Dataset ::
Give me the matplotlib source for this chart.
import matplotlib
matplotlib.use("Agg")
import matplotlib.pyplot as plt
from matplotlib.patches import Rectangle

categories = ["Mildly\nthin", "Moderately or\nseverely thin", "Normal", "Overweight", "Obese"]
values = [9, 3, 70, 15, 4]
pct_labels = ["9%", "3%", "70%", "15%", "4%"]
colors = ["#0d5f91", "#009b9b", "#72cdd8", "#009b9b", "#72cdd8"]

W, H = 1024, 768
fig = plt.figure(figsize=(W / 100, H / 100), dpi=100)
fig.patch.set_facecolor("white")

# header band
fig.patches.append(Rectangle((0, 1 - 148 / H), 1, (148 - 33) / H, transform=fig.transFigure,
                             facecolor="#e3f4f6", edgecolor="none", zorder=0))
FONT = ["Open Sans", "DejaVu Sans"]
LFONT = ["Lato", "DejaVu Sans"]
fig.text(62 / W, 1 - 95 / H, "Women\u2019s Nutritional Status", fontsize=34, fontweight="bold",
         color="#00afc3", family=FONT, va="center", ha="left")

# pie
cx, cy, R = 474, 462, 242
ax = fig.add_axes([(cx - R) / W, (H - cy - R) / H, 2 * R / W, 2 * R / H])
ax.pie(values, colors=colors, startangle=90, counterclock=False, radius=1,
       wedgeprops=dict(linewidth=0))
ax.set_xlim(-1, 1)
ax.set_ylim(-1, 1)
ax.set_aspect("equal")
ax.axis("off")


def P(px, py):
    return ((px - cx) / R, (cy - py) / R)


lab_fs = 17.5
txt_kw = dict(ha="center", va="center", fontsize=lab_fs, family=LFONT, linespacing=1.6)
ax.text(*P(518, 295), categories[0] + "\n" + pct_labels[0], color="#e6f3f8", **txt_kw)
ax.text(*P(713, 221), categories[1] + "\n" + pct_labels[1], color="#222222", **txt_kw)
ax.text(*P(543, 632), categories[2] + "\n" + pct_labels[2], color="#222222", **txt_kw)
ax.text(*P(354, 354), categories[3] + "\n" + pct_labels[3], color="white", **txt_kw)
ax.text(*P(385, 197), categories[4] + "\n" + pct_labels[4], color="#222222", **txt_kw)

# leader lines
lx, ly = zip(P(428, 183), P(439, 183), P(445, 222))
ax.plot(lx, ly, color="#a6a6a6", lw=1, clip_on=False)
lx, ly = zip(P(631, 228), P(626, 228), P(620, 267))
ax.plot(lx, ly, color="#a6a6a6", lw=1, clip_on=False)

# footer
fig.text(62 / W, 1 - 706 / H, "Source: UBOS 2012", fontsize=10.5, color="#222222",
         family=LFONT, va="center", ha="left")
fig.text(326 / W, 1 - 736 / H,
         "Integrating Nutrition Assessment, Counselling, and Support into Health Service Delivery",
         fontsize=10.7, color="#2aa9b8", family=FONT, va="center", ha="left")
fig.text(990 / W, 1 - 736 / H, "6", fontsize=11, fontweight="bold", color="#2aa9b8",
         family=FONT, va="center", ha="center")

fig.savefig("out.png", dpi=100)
==
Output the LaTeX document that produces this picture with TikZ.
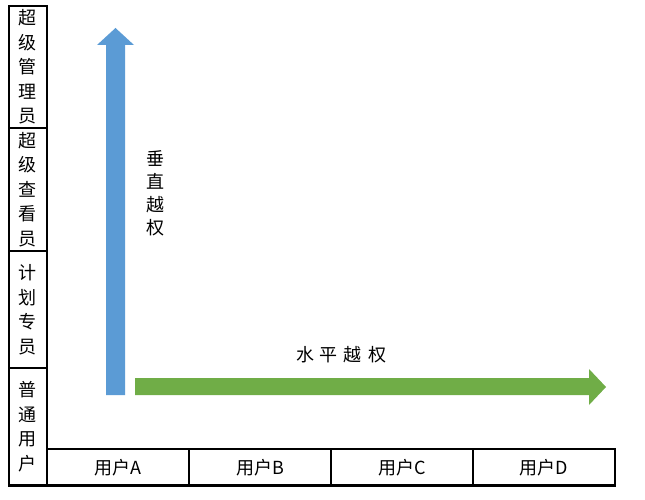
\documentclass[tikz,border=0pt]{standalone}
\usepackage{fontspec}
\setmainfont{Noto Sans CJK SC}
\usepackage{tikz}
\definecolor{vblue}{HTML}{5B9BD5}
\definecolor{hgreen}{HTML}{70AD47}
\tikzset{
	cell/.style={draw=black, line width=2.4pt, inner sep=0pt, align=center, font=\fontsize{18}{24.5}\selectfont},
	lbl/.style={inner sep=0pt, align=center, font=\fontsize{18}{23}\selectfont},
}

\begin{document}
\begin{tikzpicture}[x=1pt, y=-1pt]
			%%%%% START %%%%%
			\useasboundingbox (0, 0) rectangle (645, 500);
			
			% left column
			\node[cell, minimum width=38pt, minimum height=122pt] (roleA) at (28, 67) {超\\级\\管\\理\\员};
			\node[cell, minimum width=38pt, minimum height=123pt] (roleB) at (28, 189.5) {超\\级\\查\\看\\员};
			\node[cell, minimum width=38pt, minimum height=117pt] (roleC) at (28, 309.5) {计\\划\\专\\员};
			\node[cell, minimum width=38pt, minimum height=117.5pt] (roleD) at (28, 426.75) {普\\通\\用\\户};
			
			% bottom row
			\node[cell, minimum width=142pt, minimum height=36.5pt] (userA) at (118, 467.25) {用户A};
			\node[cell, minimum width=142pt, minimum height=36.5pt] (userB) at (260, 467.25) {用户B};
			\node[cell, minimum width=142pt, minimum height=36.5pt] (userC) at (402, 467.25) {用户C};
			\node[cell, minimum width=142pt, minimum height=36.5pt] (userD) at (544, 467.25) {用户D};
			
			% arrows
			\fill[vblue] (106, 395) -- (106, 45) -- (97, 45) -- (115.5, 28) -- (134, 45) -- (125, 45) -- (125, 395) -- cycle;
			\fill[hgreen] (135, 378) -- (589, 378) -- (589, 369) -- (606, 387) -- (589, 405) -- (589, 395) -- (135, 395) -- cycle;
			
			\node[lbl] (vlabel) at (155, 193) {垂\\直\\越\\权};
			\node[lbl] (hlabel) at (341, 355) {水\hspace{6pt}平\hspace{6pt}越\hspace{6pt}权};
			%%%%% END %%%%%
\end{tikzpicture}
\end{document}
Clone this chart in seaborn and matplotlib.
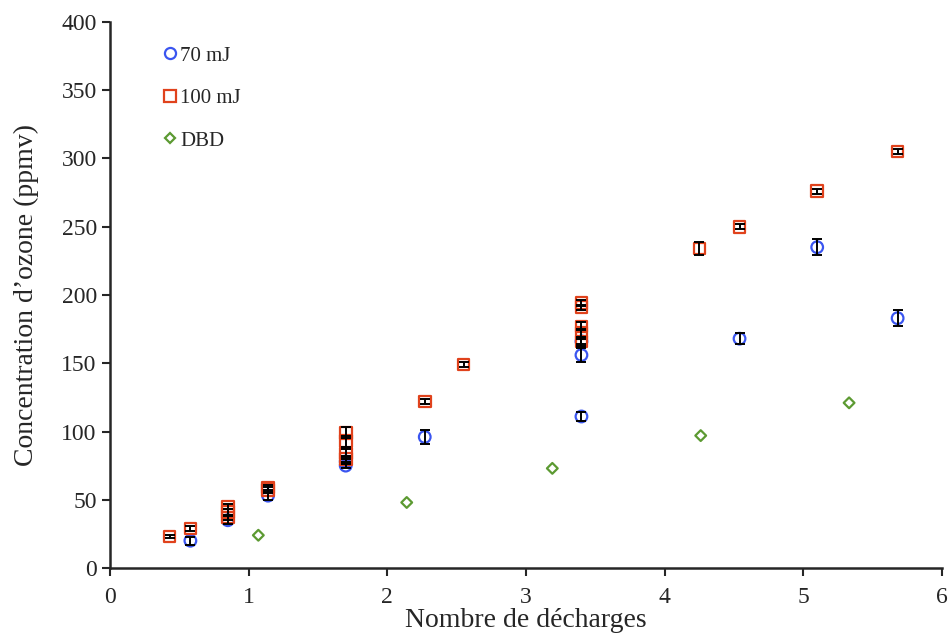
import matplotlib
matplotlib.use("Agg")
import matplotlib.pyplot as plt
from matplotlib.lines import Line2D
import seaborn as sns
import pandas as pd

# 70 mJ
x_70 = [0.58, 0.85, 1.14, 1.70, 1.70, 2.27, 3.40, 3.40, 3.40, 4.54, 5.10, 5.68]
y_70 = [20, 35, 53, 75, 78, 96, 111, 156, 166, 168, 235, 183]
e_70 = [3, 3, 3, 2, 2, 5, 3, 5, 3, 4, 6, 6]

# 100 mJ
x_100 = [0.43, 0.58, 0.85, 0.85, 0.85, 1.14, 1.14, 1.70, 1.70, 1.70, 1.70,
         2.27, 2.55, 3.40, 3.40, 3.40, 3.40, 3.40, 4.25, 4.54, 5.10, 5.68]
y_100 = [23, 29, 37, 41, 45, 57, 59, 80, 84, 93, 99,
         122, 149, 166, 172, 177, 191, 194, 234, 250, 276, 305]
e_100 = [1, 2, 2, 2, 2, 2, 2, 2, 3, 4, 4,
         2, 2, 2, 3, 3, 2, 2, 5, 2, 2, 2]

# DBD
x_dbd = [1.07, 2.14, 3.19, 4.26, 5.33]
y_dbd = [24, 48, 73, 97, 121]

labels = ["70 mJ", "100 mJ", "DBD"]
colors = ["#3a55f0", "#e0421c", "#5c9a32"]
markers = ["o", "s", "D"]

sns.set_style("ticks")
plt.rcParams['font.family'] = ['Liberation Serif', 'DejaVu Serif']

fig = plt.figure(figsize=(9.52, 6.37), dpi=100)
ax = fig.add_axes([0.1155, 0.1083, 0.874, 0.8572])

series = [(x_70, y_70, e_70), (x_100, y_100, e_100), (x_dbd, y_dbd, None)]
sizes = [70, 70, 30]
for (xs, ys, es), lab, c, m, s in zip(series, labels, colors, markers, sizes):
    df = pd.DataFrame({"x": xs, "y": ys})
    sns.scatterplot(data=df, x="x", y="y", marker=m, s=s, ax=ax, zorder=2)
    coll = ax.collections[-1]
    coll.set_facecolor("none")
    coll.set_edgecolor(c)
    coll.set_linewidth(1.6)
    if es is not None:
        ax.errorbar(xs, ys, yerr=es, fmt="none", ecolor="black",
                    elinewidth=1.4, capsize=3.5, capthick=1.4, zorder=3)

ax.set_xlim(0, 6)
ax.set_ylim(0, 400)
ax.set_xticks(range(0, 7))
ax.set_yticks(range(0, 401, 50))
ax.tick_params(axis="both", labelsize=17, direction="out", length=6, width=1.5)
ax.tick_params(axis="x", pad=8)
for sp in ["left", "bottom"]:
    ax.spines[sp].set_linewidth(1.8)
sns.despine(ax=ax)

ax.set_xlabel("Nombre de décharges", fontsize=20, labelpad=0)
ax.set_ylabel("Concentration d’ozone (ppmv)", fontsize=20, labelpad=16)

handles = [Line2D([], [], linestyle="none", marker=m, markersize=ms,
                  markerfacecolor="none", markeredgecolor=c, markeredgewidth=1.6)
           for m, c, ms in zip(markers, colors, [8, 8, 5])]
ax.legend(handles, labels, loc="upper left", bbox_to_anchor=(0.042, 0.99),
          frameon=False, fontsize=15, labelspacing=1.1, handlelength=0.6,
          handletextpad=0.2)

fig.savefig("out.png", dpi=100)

Problem statement :: Only the lines from the line with "Give me the matplotlib source for this chart." to the line with "ax.text(*P(385, 197), categories[4]", inclusive, are to be printed, exactly as they appear.

Task output ::
Give me the matplotlib source for this chart.
import matplotlib
matplotlib.use("Agg")
import matplotlib.pyplot as plt
from matplotlib.patches import Rectangle

categories = ["Mildly\nthin", "Moderately or\nseverely thin", "Normal", "Overweight", "Obese"]
values = [9, 3, 70, 15, 4]
pct_labels = ["9%", "3%", "70%", "15%", "4%"]
colors = ["#0d5f91", "#009b9b", "#72cdd8", "#009b9b", "#72cdd8"]

W, H = 1024, 768
fig = plt.figure(figsize=(W / 100, H / 100), dpi=100)
fig.patch.set_facecolor("white")

# header band
fig.patches.append(Rectangle((0, 1 - 148 / H), 1, (148 - 33) / H, transform=fig.transFigure,
                             facecolor="#e3f4f6", edgecolor="none", zorder=0))
FONT = ["Open Sans", "DejaVu Sans"]
LFONT = ["Lato", "DejaVu Sans"]
fig.text(62 / W, 1 - 95 / H, "Women\u2019s Nutritional Status", fontsize=34, fontweight="bold",
         color="#00afc3", family=FONT, va="center", ha="left")

# pie
cx, cy, R = 474, 462, 242
ax = fig.add_axes([(cx - R) / W, (H - cy - R) / H, 2 * R / W, 2 * R / H])
ax.pie(values, colors=colors, startangle=90, counterclock=False, radius=1,
       wedgeprops=dict(linewidth=0))
ax.set_xlim(-1, 1)
ax.set_ylim(-1, 1)
ax.set_aspect("equal")
ax.axis("off")


def P(px, py):
    return ((px - cx) / R, (cy - py) / R)


lab_fs = 17.5
txt_kw = dict(ha="center", va="center", fontsize=lab_fs, family=LFONT, linespacing=1.6)
ax.text(*P(518, 295), categories[0] + "\n" + pct_labels[0], color="#e6f3f8", **txt_kw)
ax.text(*P(713, 221), categories[1] + "\n" + pct_labels[1], color="#222222", **txt_kw)
ax.text(*P(543, 632), categories[2] + "\n" + pct_labels[2], color="#222222", **txt_kw)
ax.text(*P(354, 354), categories[3] + "\n" + pct_labels[3], color="white", **txt_kw)
ax.text(*P(385, 197), categories[4] + "\n" + pct_labels[4], color="#222222", **txt_kw)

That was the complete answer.